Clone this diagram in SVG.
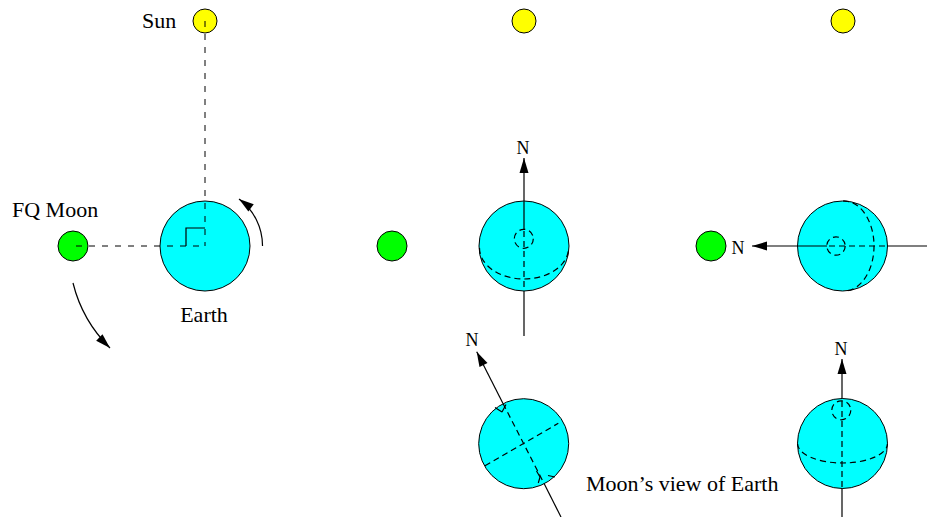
<svg xmlns="http://www.w3.org/2000/svg" width="927" height="517" viewBox="0 0 927 517">
  <style>
    .sun { fill: #ffff00; stroke: #000; stroke-width: 1; }
    .moon { fill: #00ff00; stroke: #000; stroke-width: 1; }
    .earth { fill: #00ffff; stroke: #000; stroke-width: 1; }
    .lbl { font-family: "Liberation Serif", "Times New Roman", serif; font-size: 22px; fill: #000; }
    .nlbl { font-family: "Liberation Serif", "Times New Roman", serif; font-size: 18px; fill: #000; text-anchor: middle; }
    .guide { fill: none; stroke: #000; stroke-width: 1; stroke-dasharray: 6 7; }
    .solid { fill: none; stroke: #000; stroke-width: 1.2; }
    .hidden { fill: none; stroke: #000; stroke-width: 1.2; stroke-dasharray: 6 4; }
    .arrow { fill: none; stroke: #000; stroke-width: 1.2; marker-end: url(#head); }
  </style>
  <defs>
    <marker id="head" viewBox="-16 -6 17 12" markerWidth="17" markerHeight="12" refX="0" refY="0" orient="auto" markerUnits="userSpaceOnUse">
      <path d="M0,0 L-15,-4.5 L-15,4.5 Z" fill="#000"/>
    </marker>
  </defs>

  <!-- Suns -->
  <g id="sun-1">
    <circle class="sun" cx="205" cy="21" r="12"/>
    <text class="lbl" x="142" y="28">Sun</text>
  </g>
  <g id="sun-2">
    <circle class="sun" cx="524" cy="21" r="12"/>
  </g>
  <g id="sun-3">
    <circle class="sun" cx="843" cy="21" r="12"/>
  </g>

  <!-- Moons -->
  <g id="moon-1">
    <circle class="moon" cx="73" cy="246" r="15"/>
    <text class="lbl" x="12" y="217">FQ Moon</text>
  </g>
  <g id="moon-2">
    <circle class="moon" cx="392" cy="246" r="15"/>
  </g>
  <g id="moon-3">
    <circle class="moon" cx="711" cy="246" r="15"/>
  </g>

  <!-- Earths -->
  <g id="earth-1">
    <circle class="earth" cx="205" cy="246" r="45"/>
    <text class="lbl" x="204" y="322" text-anchor="middle">Earth</text>
  </g>
  <g id="earth-2">
    <circle class="earth" cx="524" cy="246" r="45"/>
    <circle class="hidden" cx="523.8" cy="238.8" r="9.5"/>
    <path class="hidden" d="M479.5 248 A44.5 31 0 0 0 568.5 248"/>
  </g>
  <g id="earth-3">
    <circle class="earth" cx="842.5" cy="246" r="45"/>
    <circle class="hidden" cx="836" cy="246" r="9.2"/>
    <path class="hidden" d="M843 201 A30 45 0 0 1 845 291"/>
  </g>
  <g id="earth-4">
    <circle class="earth" cx="523.7" cy="443.7" r="45"/>
    <path class="hidden" d="M485 465.7 L558.3 423.3"/>
    <path class="solid" d="M495 407.5 L502 412 M502 412 L506 404.5"/>
    <path class="solid" d="M536.5 471 L540 477 L538.3 483 M548 475.5 L555 477"/>
  </g>
  <g id="earth-5">
    <circle class="earth" cx="842.5" cy="443.5" r="45"/>
    <circle class="hidden" cx="841.3" cy="410.3" r="9.5"/>
    <path class="hidden" d="M797.5 443.5 A45 19.5 0 0 0 887.5 443.5"/>
  </g>

  <g id="caption">
    <text class="lbl" x="586" y="491">Moon’s view of Earth</text>
  </g>

  <!-- North-pole labels -->
  <g id="n-labels">
    <text class="nlbl" x="523" y="154">N</text>
    <text class="nlbl" x="738" y="254">N</text>
    <text class="nlbl" x="472" y="346">N</text>
    <text class="nlbl" x="841" y="355">N</text>
  </g>

  <!-- Connectors -->
  <g id="connectors">
    <!-- sight lines and right angle -->
    <line class="guide" x1="205" y1="21" x2="205" y2="246"/>
    <line class="guide" x1="76" y1="246" x2="205" y2="246"/>
    <path class="solid" d="M186 246 L186 228 L205 228"/>
    <!-- Earth spin and lunar orbit -->
    <path class="arrow" d="M262.5 246 A58 58 0 0 0 239 199"/>
    <path class="arrow" d="M73 283 A138 138 0 0 0 110 348"/>

    <!-- axis, column 2 top -->
    <line class="arrow" x1="524" y1="229" x2="524" y2="158"/>
    <line class="hidden" x1="524" y1="231" x2="524" y2="291"/>
    <line class="solid" x1="524" y1="291" x2="524" y2="336"/>

    <!-- axis, column 3 top -->
    <line class="arrow" x1="827" y1="246" x2="752" y2="246"/>
    <line class="hidden" x1="829" y1="246" x2="887.5" y2="246"/>
    <line class="solid" x1="887.5" y1="246" x2="927" y2="246"/>

    <!-- axis, tilted view -->
    <line class="arrow" x1="503" y1="403.4" x2="476.7" y2="351.7"/>
    <line class="hidden" x1="503" y1="403.4" x2="544.2" y2="483.8"/>
    <line class="solid" x1="544.2" y1="483.8" x2="561" y2="517"/>

    <!-- axis, column 3 bottom -->
    <line class="arrow" x1="842" y1="399" x2="842" y2="359"/>
    <line class="hidden" x1="842" y1="401" x2="842" y2="488"/>
    <line class="solid" x1="842" y1="488" x2="842" y2="517"/>
  </g>
</svg>
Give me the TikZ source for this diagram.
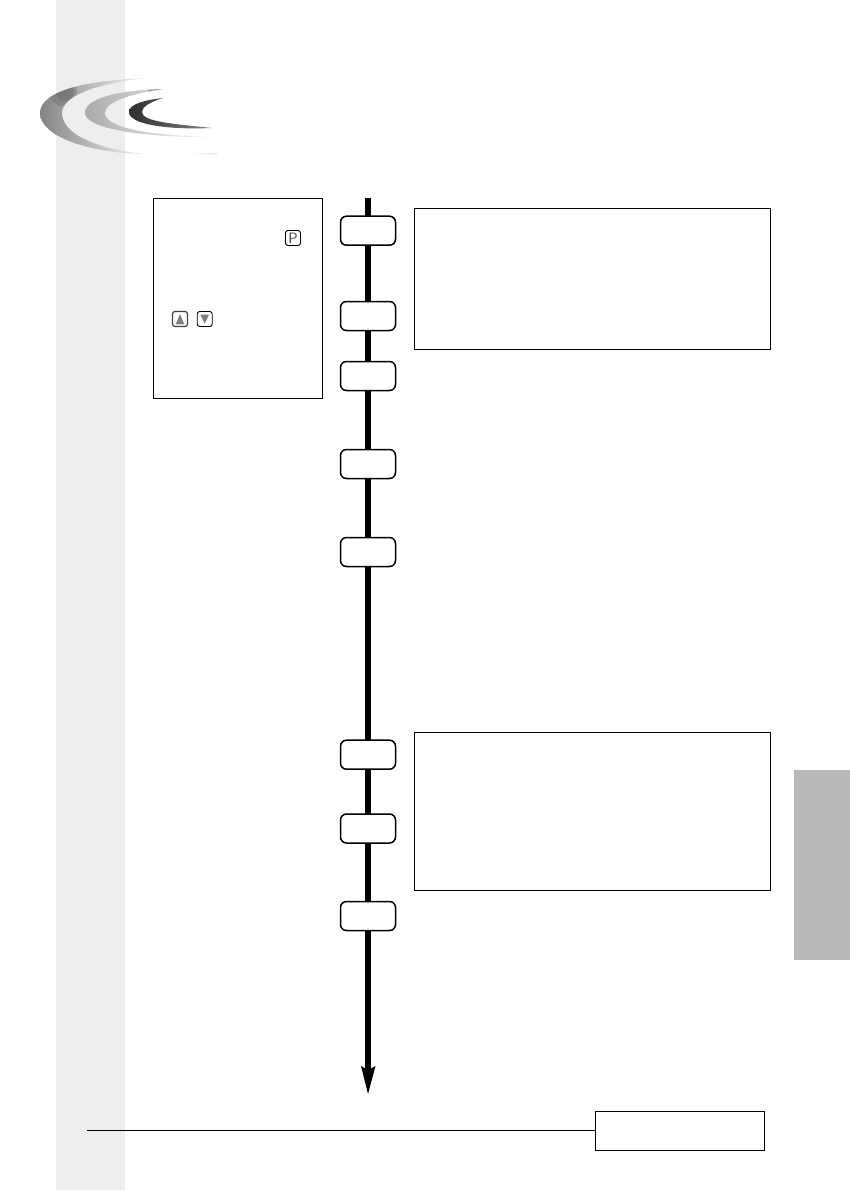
\documentclass[tikz,border=0pt]{standalone}
\definecolor{band}{gray}{0.933}
\definecolor{tab}{gray}{0.725}
\tikzset{
  x=1pt,y=-1pt,
  stepbox/.style={draw=black,line width=1.5pt,fill=white,rounded corners=6pt,minimum width=55pt,minimum height=29pt,inner sep=0pt,outer sep=0pt},
  framebox/.style={draw=black,line width=1pt,fill=white,inner sep=0pt,outer sep=0pt,anchor=north west},
  keybox/.style={draw=black,line width=0.9pt,fill=white,rounded corners=2.5pt,minimum width=15pt,minimum height=15pt,inner sep=0pt,outer sep=0pt},
}
\begin{document}
\begin{tikzpicture}
\useasboundingbox (0,0) rectangle (850,1190);
\fill[white] (0,0) rectangle (850,1190);
\fill[band] (56,0) rectangle (125,1190);
\fill[tab] (794,770) rectangle (850,960);
% logo
\def\outerC{(147,78) .. controls (90,80) and (40,90) .. (40,113) .. controls (40,138) and (95,154) .. (147,154) .. controls (100,150) and (62,135) .. (62,113) .. controls (62,95) and (100,83) .. (147,78) -- cycle}
\def\midC{(163,89) .. controls (120,90) and (85,98) .. (85,113) .. controls (85,128) and (140,138) .. (217,137) .. controls (150,136) and (105,128) .. (105,113) .. controls (105,102) and (130,94) .. (163,89) -- cycle}
\def\innerC{(163,98) .. controls (145,100) and (129,104) .. (129,112) .. controls (129,124) and (165,130) .. (212,128) .. controls (175,124) and (142,122) .. (142,112) .. controls (142,107) and (150,102) .. (163,98) -- cycle}
\begin{scope}
  \clip \outerC;
  \shade[left color=black!48,right color=black!3] (40,70) rectangle (147,160);
  \fill[black!70,opacity=0.25] (63,92) circle (14);
  \fill[black!70,opacity=0.25] (65,92) circle (9);
\end{scope}
\begin{scope}
  \clip \midC;
  \shade[left color=black!33,middle color=black!10,right color=black!2] (85,85) rectangle (217,140);
  \fill[black!45,opacity=0.7] (148,85) rectangle (163,95);
\end{scope}
\begin{scope}
  \clip \innerC;
  \shade[left color=black!82,right color=black!48] (129,95) rectangle (212,132);
\end{scope}
\fill[black!10] (193,154) -- (217,153) -- (217,154.5) -- cycle;
% spine
\coordinate (top) at (368,198);
\coordinate (tip) at (368,1094);
\coordinate (barend) at (368,1070);
\draw[black,line width=6pt] (top) -- (barend);
\fill[black] (361,1066) -- (368,1070) -- (375.5,1066) -- (tip) -- cycle;
% panels
\node[framebox,minimum width=169pt,minimum height=200pt] (left) at (153.3,198.3) {};
\node[framebox,minimum width=356.3pt,minimum height=141pt] (p1) at (414.3,208.3) {};
\node[framebox,minimum width=356.3pt,minimum height=158pt] (p2) at (414.3,732.3) {};
\node[framebox,minimum width=169pt,minimum height=39pt] (foot) at (595.3,1111.3) {};
\coordinate (rule) at (87,1130.5);
\draw[black,line width=1pt] (rule) -- (foot.west |- rule);
% step boxes
\node[stepbox] (s1) at (368,230.7) {};
\node[stepbox] (s2) at (368,316) {};
\node[stepbox] (s3) at (368,376) {};
\node[stepbox] (s4) at (368,464) {};
\node[stepbox] (s5) at (368,552) {};
\node[stepbox] (s6) at (368,754.7) {};
\node[stepbox] (s7) at (368,828.5) {};
\node[stepbox] (s8) at (368,916) {};
% keys
\node[keybox,text=black!75] (kp) at (293,238) {\fontsize{15}{15}\sffamily P};
\node[keybox,draw=black!75,line width=1.2pt] (ku) at (180,319) {};
\node[keybox] (kd) at (204.7,319) {};
\fill[black!50] (175.7,324.3) -- (184.3,324.3) -- (180,314) -- cycle;
\fill[black!50] (200.3,314.7) -- (209,314.7) -- (204.7,323.5) -- cycle;
\end{tikzpicture}
\end{document}
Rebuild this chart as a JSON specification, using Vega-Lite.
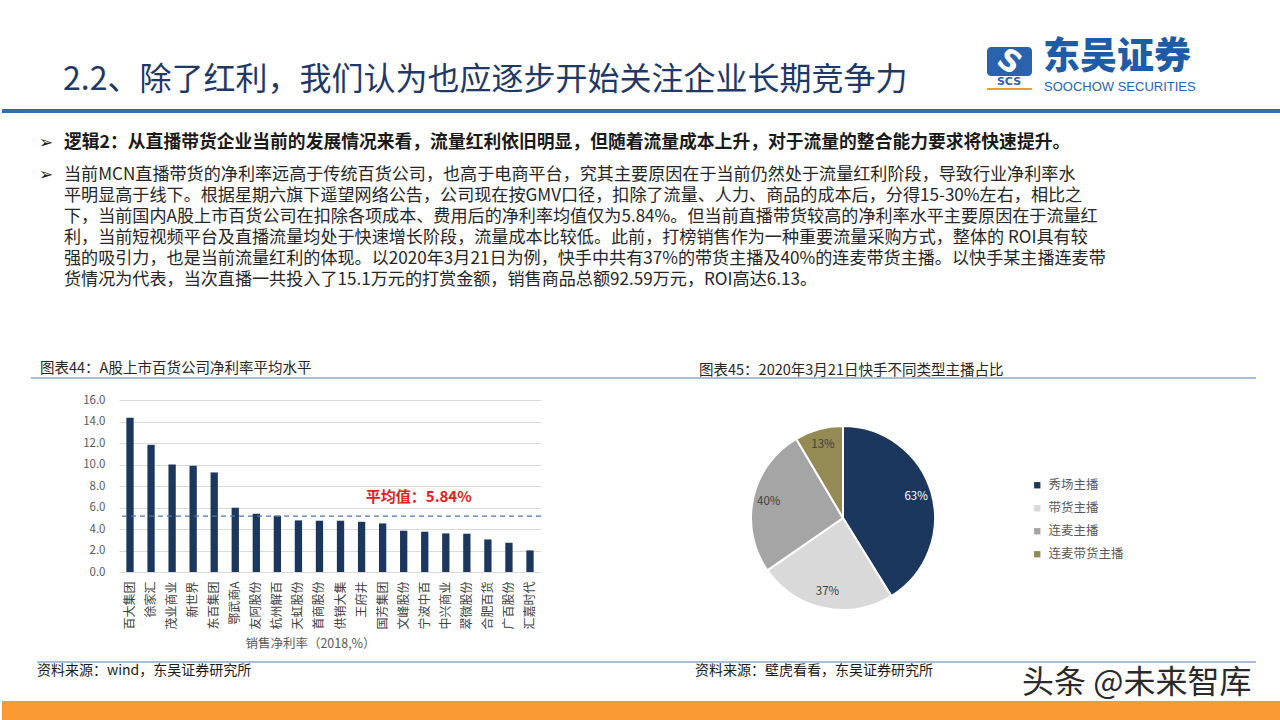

--*--

Problem: Looking at the entries above, how many lines contain the word "diagram"? Answer with the number alone.

Exercise output: 2